→ **What to produce**: Quote verbatim the span of lines that begins the listing below and closes with the line containing "plt.rcParams['mathtext.rm'] = 'Liberation".
___
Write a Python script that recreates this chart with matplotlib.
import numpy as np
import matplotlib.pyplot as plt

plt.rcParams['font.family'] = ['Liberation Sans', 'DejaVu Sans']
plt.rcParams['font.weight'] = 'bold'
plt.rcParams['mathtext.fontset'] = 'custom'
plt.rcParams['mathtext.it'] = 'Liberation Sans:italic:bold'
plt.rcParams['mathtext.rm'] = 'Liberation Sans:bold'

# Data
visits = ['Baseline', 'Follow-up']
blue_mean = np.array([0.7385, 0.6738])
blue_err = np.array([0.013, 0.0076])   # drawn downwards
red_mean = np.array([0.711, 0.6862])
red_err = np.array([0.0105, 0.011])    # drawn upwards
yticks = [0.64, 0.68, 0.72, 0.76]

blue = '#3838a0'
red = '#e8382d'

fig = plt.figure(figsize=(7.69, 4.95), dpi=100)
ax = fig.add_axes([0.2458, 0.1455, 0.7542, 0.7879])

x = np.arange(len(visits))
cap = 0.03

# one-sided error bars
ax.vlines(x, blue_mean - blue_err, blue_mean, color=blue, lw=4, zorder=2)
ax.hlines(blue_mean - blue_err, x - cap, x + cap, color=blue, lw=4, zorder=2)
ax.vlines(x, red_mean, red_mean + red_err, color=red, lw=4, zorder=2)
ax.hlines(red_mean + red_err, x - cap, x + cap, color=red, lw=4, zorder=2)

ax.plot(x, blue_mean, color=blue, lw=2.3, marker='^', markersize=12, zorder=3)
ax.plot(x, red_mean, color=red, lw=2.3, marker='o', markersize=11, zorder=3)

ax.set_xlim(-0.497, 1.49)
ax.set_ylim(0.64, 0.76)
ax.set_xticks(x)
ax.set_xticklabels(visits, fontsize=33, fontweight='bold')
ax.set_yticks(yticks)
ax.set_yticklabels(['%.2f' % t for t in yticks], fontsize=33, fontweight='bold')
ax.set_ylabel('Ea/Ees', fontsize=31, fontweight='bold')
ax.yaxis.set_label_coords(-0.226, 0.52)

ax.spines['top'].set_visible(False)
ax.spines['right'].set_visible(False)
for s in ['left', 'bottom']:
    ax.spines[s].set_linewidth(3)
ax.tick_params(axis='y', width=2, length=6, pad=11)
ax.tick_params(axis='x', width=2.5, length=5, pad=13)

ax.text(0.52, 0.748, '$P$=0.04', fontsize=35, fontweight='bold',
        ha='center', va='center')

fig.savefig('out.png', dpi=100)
___
→ **Correct output**:
Write a Python script that recreates this chart with matplotlib.
import numpy as np
import matplotlib.pyplot as plt

plt.rcParams['font.family'] = ['Liberation Sans', 'DejaVu Sans']
plt.rcParams['font.weight'] = 'bold'
plt.rcParams['mathtext.fontset'] = 'custom'
plt.rcParams['mathtext.it'] = 'Liberation Sans:italic:bold'
plt.rcParams['mathtext.rm'] = 'Liberation Sans:bold'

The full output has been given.